If I’ve left out your city, please don’t whine about it. I get enough of that from my kids. Just post a comment.
The hippest city in America?
It’s Somerville, Massachusetts. Sorry San Franciscans. You’ve gone yuppy gourmet and your coolest residents have moved to Oakland. New Yorkers? Your city is way too expensive for true hipness to flourish. Weirdos in Austin? Somerville’s got you beat on volume of both thrift shop and indie music purchases. Washington D.C.? You’re kidding, right? No one thinks Washington D.C. is hip.

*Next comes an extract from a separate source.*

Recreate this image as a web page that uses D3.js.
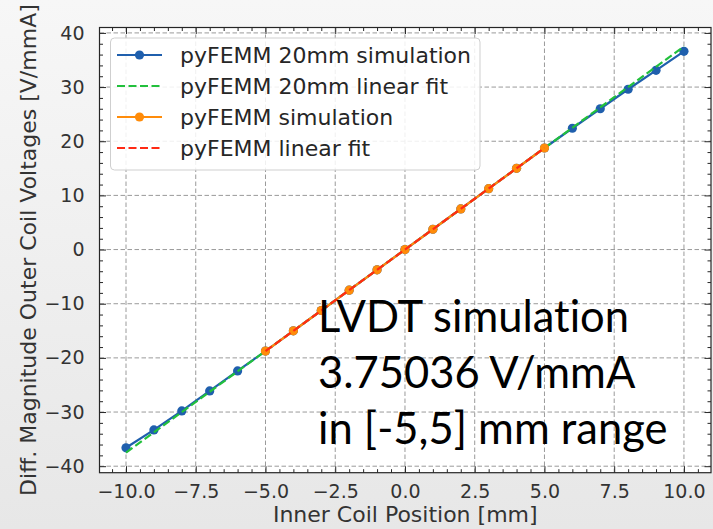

Residents of Somerville spend more time in independent coffee shops than residents of any other city. Surprised, Seattle?* Residents of Somerville own more bespoke bicycles (and unicycles) than even the good people of Denver. And, sorry L.A. They know more about film, too. Residents of Somerville are most likely to accurately predict Oscar winners for every category from Best Picture to Sound Mixing.
What city has the highest ratio of adult sports league participation** to childhood sports league participation? Somerville! And what city has the highest incidence of ironic Superbowl parties? The ‘Ville again.***
I don’t live in Somerville but I keep seeing Facebook posts from friends there who have just come from a potluck dinner with the mayor or attended a Marshmallow Fluff Fest. Supporters of public transportation, rescue kittens and the arts dominate this fiercely vibrant city in Massachusetts. Yep. Somerville has out-Portlandia’d Portland.
Oh, yeah, and much of my book Drowning Cactus, due to be released this summer, is set there. It’s also set in Santa Fe and Tucson, but more about those places later.
Rock on Somervillians!
* The facts in this post may or may not be strictly statistically accurate but instead are based on standards methods of casual observation. Statistics are for nerds. Hipsters rely on bold inference.
** Think foursquare, hopscotch and competitive sidewalk chalking.
*** OK. I’ve never actually heard of a party like this, but if were to ever happen, I’m pretty sure someone in Somerville would host it.